I have always loved Joel. He and I always said we would play music together forever. We have written and recorded songs. We’ve poured hours of time and thoughts and beats and notes into songs that displayed our common love, music. Joel had a big heart and great talent. I will miss him every time I pick up my guitar. I will miss him every time I hear a good band and I want him to hear it too. I will miss him. I know that he’s with God now. I know that he had a love for God and that by God’s amazing grace, they are together today.
The day after Joel’s funeral, I got sick. It knocked me out for almost a week. I’m mostly better now. I spent a week without energy or even the desire to get up and do anything.
On top of these things, my tenant, owing me $1100, moved out and is nowhere to be found. They did take all their stuff but the place was a mess, dirty and gross. I had to hire someone to clean it because I just couldn’t do it. The brand new (2 month old carpet) was covered in stains. Most of them came out when cleaned but a couple did not. I was truely blessed with help from 6 wonderful friends and my beautiful wife to paint and finish preparing the duplex so I could try to get it rented back out. This was all finished on Sunday. Monday evening I met with a very nice couple who paid and signed and took the place. God is faithful. I couldn’t go another week without a tenant, I was losing money every day.
So now I’m ready to get back to life, changed by the loss of my cousin. I can’t say I haven’t been affected but if you know me, you know I have gone through a lot of crazy stuff in the last 5 years, good and bad. Our lives are affected and changed by the experiences we encounter. This being so, I’ve gone through many changes just so far this year. Looking back, if you’d mentioned the things I’d experience from January through April to me at the start of this year I would have said no way. But I embrace my experiences in order to become a better man. I’m turning a corner. I don’t know what’s around the bend but whatever it is, God has spent years preparing me. I’m ready… ready for what? It. Whatever “it” is.

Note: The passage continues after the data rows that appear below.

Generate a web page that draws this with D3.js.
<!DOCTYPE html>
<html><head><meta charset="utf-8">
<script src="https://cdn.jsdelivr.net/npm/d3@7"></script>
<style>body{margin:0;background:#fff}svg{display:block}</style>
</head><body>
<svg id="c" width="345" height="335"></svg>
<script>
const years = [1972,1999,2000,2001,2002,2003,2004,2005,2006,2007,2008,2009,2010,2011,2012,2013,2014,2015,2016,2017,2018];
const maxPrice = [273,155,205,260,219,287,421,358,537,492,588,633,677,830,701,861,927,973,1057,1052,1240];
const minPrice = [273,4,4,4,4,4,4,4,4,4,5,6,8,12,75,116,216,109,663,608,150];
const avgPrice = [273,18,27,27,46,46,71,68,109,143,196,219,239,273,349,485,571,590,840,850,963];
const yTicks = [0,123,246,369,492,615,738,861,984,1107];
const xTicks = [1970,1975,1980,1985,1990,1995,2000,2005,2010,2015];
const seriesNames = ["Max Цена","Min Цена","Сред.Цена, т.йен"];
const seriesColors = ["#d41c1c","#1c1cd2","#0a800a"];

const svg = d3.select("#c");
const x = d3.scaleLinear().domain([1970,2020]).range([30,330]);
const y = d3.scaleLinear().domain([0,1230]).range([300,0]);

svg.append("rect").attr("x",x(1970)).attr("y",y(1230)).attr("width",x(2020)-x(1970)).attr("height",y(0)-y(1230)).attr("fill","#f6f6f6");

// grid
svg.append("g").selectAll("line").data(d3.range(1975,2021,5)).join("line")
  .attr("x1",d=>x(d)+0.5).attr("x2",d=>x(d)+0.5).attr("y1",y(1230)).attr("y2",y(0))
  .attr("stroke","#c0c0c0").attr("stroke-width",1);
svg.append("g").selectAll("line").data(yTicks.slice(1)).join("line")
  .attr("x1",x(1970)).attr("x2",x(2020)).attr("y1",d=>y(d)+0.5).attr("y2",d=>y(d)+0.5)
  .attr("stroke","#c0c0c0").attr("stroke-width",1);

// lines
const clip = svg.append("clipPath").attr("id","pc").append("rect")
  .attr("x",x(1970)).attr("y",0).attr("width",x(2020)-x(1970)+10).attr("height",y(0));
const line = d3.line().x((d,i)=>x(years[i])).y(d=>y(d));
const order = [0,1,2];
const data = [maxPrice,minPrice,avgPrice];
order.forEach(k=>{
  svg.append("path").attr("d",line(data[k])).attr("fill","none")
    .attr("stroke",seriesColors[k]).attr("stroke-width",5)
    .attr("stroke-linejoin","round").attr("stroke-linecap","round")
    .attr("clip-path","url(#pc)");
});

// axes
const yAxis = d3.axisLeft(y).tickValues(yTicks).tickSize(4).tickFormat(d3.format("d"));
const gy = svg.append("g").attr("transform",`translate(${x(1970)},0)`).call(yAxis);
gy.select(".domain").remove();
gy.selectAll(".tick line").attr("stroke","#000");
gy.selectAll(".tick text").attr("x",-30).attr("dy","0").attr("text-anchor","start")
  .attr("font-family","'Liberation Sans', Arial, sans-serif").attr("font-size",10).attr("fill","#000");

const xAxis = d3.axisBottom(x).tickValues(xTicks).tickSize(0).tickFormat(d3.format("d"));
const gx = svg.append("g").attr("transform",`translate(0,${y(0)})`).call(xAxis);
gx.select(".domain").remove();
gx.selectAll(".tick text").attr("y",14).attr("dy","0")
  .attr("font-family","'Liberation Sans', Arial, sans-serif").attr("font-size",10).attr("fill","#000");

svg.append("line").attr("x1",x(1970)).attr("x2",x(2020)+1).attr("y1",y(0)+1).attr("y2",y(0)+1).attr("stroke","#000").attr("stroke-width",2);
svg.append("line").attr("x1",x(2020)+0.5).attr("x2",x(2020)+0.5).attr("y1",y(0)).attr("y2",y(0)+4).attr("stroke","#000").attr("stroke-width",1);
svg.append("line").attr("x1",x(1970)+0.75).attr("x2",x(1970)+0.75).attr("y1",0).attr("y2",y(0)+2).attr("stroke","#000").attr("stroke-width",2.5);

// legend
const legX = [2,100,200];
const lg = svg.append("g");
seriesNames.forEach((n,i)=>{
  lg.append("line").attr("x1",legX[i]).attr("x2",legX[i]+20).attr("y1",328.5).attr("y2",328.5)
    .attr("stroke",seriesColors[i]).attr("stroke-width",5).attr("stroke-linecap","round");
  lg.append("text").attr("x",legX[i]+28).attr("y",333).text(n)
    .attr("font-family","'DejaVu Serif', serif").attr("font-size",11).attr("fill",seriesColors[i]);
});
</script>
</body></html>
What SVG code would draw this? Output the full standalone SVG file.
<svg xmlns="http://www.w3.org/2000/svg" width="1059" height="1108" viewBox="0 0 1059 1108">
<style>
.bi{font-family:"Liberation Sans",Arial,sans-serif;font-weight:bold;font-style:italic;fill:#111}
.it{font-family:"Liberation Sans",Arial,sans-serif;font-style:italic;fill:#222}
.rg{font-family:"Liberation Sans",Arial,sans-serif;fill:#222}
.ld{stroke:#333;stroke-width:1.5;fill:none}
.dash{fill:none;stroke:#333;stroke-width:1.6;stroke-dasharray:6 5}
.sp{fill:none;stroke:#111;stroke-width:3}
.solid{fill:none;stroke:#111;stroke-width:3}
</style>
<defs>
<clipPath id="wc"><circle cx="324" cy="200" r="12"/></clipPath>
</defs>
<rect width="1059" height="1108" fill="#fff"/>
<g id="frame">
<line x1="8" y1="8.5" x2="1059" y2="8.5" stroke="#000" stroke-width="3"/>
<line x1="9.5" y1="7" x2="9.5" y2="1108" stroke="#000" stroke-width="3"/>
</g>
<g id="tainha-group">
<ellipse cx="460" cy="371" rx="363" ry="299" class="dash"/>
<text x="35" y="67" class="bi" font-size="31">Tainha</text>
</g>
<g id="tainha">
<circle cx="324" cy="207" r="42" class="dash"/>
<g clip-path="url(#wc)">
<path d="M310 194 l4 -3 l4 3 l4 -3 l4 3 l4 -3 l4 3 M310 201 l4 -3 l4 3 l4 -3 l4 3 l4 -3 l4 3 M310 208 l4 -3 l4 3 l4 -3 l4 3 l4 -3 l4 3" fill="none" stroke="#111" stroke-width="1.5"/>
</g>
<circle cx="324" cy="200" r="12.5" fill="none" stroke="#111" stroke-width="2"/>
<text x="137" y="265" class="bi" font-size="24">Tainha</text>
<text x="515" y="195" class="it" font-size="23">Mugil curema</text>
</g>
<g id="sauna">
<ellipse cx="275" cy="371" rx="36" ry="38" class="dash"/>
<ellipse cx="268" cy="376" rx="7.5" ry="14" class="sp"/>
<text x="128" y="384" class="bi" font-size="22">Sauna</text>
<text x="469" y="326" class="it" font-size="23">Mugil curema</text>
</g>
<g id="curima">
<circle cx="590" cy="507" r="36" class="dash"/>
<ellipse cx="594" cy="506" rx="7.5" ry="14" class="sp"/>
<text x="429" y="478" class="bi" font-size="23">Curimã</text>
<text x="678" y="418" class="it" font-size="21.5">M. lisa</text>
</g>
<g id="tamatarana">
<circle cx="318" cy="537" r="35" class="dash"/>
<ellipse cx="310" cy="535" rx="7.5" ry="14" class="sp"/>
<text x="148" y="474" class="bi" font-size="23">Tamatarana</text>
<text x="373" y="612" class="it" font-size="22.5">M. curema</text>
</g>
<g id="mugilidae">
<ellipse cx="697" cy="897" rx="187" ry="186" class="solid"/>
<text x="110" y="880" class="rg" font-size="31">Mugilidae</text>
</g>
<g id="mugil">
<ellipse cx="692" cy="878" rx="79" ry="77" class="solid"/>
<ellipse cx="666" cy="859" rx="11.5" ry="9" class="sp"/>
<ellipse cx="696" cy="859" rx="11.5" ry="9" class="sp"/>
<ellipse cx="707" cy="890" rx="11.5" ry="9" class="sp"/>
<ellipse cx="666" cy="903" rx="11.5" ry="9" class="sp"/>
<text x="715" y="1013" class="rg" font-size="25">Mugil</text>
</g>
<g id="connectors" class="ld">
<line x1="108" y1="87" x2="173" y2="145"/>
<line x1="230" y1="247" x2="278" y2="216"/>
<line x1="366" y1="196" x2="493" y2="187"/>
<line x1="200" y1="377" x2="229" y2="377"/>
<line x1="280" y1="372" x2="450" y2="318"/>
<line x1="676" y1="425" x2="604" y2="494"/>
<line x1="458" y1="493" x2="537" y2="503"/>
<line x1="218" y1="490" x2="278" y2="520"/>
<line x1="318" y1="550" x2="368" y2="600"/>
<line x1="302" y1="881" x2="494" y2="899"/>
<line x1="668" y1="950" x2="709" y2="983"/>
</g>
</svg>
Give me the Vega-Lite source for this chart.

I don’t know if you read my blog a few days ago but I mentioned autobiographies and later in thinking about writing the story of anyone’s life…I realized it would be impossible to leave out the bad. Every bad experience, bad friend, bad deal, bad luck or bad taste has led to change…and change almost always makes us better.
Hey Kev.
Long time no see… or hear from for that matter! I’m in Jacksonville, so I always hear everything much later than it happens and I only caught word about Joel a few days ago. Just wanted to drop a line and tell you that I love ya and am praying for you, Shaun, and the whole crew. I miss a lot of the L-town peeps and think about the old days. Stinks that my latest flashback of good times comes with the sting of such crushing news. I’ll have to read your blog a bit and save you a little of the 7 years of catch up. Hit me back some time.